▸ Prompt:
Transcribe the listing exactly, leaving out every picture.

▸ Data provided:
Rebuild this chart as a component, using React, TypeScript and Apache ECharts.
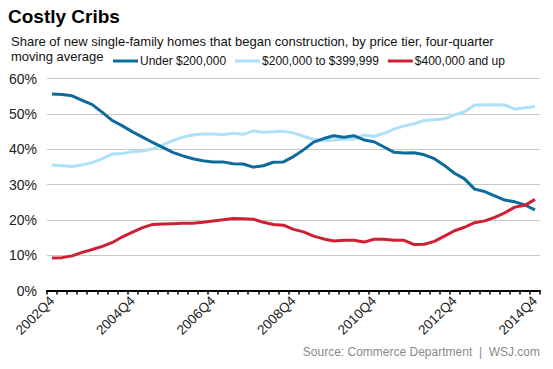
import React, { useEffect, useRef } from "react";
import * as echarts from "echarts";

const years = [2002, 2003, 2004, 2005, 2006, 2007, 2008, 2009, 2010, 2011, 2012, 2013, 2014];
const quarters: string[] = [];
years.forEach((y) => {
  for (let q = 1; q <= 4; q++) {
    if (y === 2002 && q < 4) continue;
    quarters.push(`${y}Q${q}`);
  }
});

const under200 = [
  55.6, 55.5, 55.1, 53.8, 52.6, 50.4, 48.1, 46.6, 44.9, 43.4,
  41.9, 40.5, 39.1, 38.1, 37.3, 36.7, 36.4, 36.4, 35.9, 35.8,
  34.9, 35.3, 36.3, 36.4, 37.9, 39.8, 42.0, 43.0, 43.8, 43.4,
  43.8, 42.6, 42.1, 40.6, 39.1, 38.9, 39.0, 38.4, 37.3, 35.4,
  33.2, 31.6, 28.7, 28.0, 26.8, 25.6, 25.1, 24.2, 22.8,
];
const mid = [
  35.5, 35.3, 35.1, 35.6, 36.2, 37.3, 38.6, 38.8, 39.3, 39.5,
  40.1, 41.2, 42.4, 43.4, 44.0, 44.3, 44.3, 44.1, 44.5, 44.2,
  45.2, 44.8, 44.9, 45.1, 44.6, 43.6, 42.8, 42.4, 42.6, 42.8,
  42.9, 44.0, 43.6, 44.5, 45.7, 46.6, 47.2, 48.1, 48.3, 48.6,
  49.7, 50.6, 52.5, 52.6, 52.6, 52.5, 51.3, 51.7, 52.1,
];
const over400 = [
  9.2, 9.3, 9.8, 10.8, 11.6, 12.5, 13.6, 15.2, 16.5, 17.8,
  18.7, 18.8, 18.9, 19.0, 19.0, 19.3, 19.7, 20.0, 20.4, 20.3,
  20.2, 19.3, 18.7, 18.5, 17.3, 16.6, 15.4, 14.6, 14.0, 14.2,
  14.2, 13.7, 14.5, 14.5, 14.2, 14.2, 13.0, 13.1, 13.9, 15.4,
  16.9, 17.9, 19.2, 19.7, 20.7, 22.0, 23.6, 24.1, 25.8,
];
const seriesNames = ["Under $200,000", "$200,000 to $399,999", "$400,000 and up"];
const colors = ["#0d6a9c", "#aee0f7", "#cf1f33"];

export default function App() {
  const ref = useRef<HTMLDivElement>(null);
  useEffect(() => {
    if (!ref.current) return;
    const chart = echarts.init(ref.current, null, { renderer: "svg" });
    const font = "Liberation Sans, Arial, sans-serif";
    chart.setOption({
      animation: false,
      textStyle: { fontFamily: font },
      grid: { left: 47, right: 13, top: 78.5, bottom: 78.5, containLabel: false },
      graphic: [
        {
          type: "text",
          left: 8,
          top: 7,
          style: { text: "Costly Cribs", font: `bold 19px ${font}`, fill: "#000" },
        },
        {
          type: "text",
          left: 11,
          top: 35,
          style: {
            text: "Share of new single-family homes that began construction, by price tier, four-quarter",
            font: `13px ${font}`,
            fill: "#111",
          },
        },
        {
          type: "text",
          left: 11,
          top: 50,
          style: { text: "moving average", font: `13px ${font}`, fill: "#111" },
        },
        {
          type: "text",
          right: 13,
          top: 346,
          style: {
            text: "Source: Commerce Department  |  WSJ.com",
            font: `12px ${font}`,
            fill: "#8a8a8a",
          },
        },
      ],
      legend: {
        left: 113,
        top: 55,
        itemWidth: 25,
        itemHeight: 3,
        itemGap: 9,
        icon: "rect",
        padding: 0,
        textStyle: { fontSize: 12, color: "#111", fontFamily: font, padding: [0, 0, 0, -3] },
        data: seriesNames,
      },
      xAxis: {
        type: "category",
        data: quarters,
        boundaryGap: true,
        axisLine: { lineStyle: { color: "#000", width: 2 } },
        axisTick: { show: true, interval: 0, length: 4, lineStyle: { color: "#000", width: 1.5 } },
        axisLabel: {
          interval: 7,
          rotate: 45,
          fontSize: 13.5,
          color: "#222",
          fontFamily: font,
          margin: 8,
        },
        splitLine: { show: false },
      },
      yAxis: {
        type: "value",
        min: 0,
        max: 60,
        interval: 10,
        axisLine: { show: false },
        axisTick: { show: false },
        axisLabel: { formatter: "{value}%", fontSize: 14, color: "#222", fontFamily: font, margin: 10 },
        splitLine: { lineStyle: { color: "#c8c8c8", width: 1 } },
      },
      series: [under200, mid, over400].map((d, i) => ({
        name: seriesNames[i],
        type: "line",
        data: d,
        symbol: "none",
        lineStyle: { width: 3, color: colors[i] },
        itemStyle: { color: colors[i] },
        z: i === 1 ? 2 : 3,
      })),
    });
    return () => chart.dispose();
  }, []);
  return (
    <div
      ref={ref}
      style={{ position: "absolute", left: 0, top: 0, width: 553, height: 369 }}
    />
  );
}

▸ Output for this task:
Rebuild this chart as a component, using React, TypeScript and Apache ECharts.
import React, { useEffect, useRef } from "react";
import * as echarts from "echarts";

const years = [2002, 2003, 2004, 2005, 2006, 2007, 2008, 2009, 2010, 2011, 2012, 2013, 2014];
const quarters: string[] = [];
years.forEach((y) => {
  for (let q = 1; q <= 4; q++) {
    if (y === 2002 && q < 4) continue;
    quarters.push(`${y}Q${q}`);
  }
});

const under200 = [
  55.6, 55.5, 55.1, 53.8, 52.6, 50.4, 48.1, 46.6, 44.9, 43.4,
  41.9, 40.5, 39.1, 38.1, 37.3, 36.7, 36.4, 36.4, 35.9, 35.8,
  34.9, 35.3, 36.3, 36.4, 37.9, 39.8, 42.0, 43.0, 43.8, 43.4,
  43.8, 42.6, 42.1, 40.6, 39.1, 38.9, 39.0, 38.4, 37.3, 35.4,
  33.2, 31.6, 28.7, 28.0, 26.8, 25.6, 25.1, 24.2, 22.8,
];
const mid = [
  35.5, 35.3, 35.1, 35.6, 36.2, 37.3, 38.6, 38.8, 39.3, 39.5,
  40.1, 41.2, 42.4, 43.4, 44.0, 44.3, 44.3, 44.1, 44.5, 44.2,
  45.2, 44.8, 44.9, 45.1, 44.6, 43.6, 42.8, 42.4, 42.6, 42.8,
  42.9, 44.0, 43.6, 44.5, 45.7, 46.6, 47.2, 48.1, 48.3, 48.6,
  49.7, 50.6, 52.5, 52.6, 52.6, 52.5, 51.3, 51.7, 52.1,
];
const over400 = [
  9.2, 9.3, 9.8, 10.8, 11.6, 12.5, 13.6, 15.2, 16.5, 17.8,
  18.7, 18.8, 18.9, 19.0, 19.0, 19.3, 19.7, 20.0, 20.4, 20.3,
  20.2, 19.3, 18.7, 18.5, 17.3, 16.6, 15.4, 14.6, 14.0, 14.2,
  14.2, 13.7, 14.5, 14.5, 14.2, 14.2, 13.0, 13.1, 13.9, 15.4,
  16.9, 17.9, 19.2, 19.7, 20.7, 22.0, 23.6, 24.1, 25.8,
];
const seriesNames = ["Under $200,000", "$200,000 to $399,999", "$400,000 and up"];
const colors = ["#0d6a9c", "#aee0f7", "#cf1f33"];

export default function App() {
  const ref = useRef<HTMLDivElement>(null);
  useEffect(() => {
    if (!ref.current) return;
    const chart = echarts.init(ref.current, null, { renderer: "svg" });
    const font = "Liberation Sans, Arial, sans-serif";
    chart.setOption({
      animation: false,
      textStyle: { fontFamily: font },
      grid: { left: 47, right: 13, top: 78.5, bottom: 78.5, containLabel: false },
      graphic: [
        {
          type: "text",
          left: 8,
          top: 7,
          style: { text: "Costly Cribs", font: `bold 19px ${font}`, fill: "#000" },
        },
        {
          type: "text",
          left: 11,
          top: 35,
          style: {
            text: "Share of new single-family homes that began construction, by price tier, four-quarter",
            font: `13px ${font}`,
            fill: "#111",
          },
        },
        {
          type: "text",
          left: 11,
          top: 50,
          style: { text: "moving average", font: `13px ${font}`, fill: "#111" },
        },
        {
          type: "text",
          right: 13,
          top: 346,
          style: {
            text: "Source: Commerce Department  |  WSJ.com",
            font: `12px ${font}`,
            fill: "#8a8a8a",
          },
        },
      ],
      legend: {
        left: 113,
        top: 55,
        itemWidth: 25,
        itemHeight: 3,
        itemGap: 9,
        icon: "rect",
        padding: 0,
        textStyle: { fontSize: 12, color: "#111", fontFamily: font, padding: [0, 0, 0, -3] },
        data: seriesNames,
      },
      xAxis: {
        type: "category",
        data: quarters,
        boundaryGap: true,
        axisLine: { lineStyle: { color: "#000", width: 2 } },
        axisTick: { show: true, interval: 0, length: 4, lineStyle: { color: "#000", width: 1.5 } },
        axisLabel: {
          interval: 7,
          rotate: 45,
          fontSize: 13.5,
          color: "#222",
          fontFamily: font,
          margin: 8,
        },
        splitLine: { show: false },
      },
      yAxis: {
        type: "value",
        min: 0,
        max: 60,
        interval: 10,
        axisLine: { show: false },
        axisTick: { show: false },
        axisLabel: { formatter: "{value}%", fontSize: 14, color: "#222", fontFamily: font, margin: 10 },
        splitLine: { lineStyle: { color: "#c8c8c8", width: 1 } },
      },
      series: [under200, mid, over400].map((d, i) => ({
        name: seriesNames[i],
        type: "line",
        data: d,
        symbol: "none",
        lineStyle: { width: 3, color: colors[i] },
        itemStyle: { color: colors[i] },
        z: i === 1 ? 2 : 3,
      })),
    });
    return () => chart.dispose();
  }, []);
  return (
    <div
      ref={ref}
      style={{ position: "absolute", left: 0, top: 0, width: 553, height: 369 }}
    />
  );
}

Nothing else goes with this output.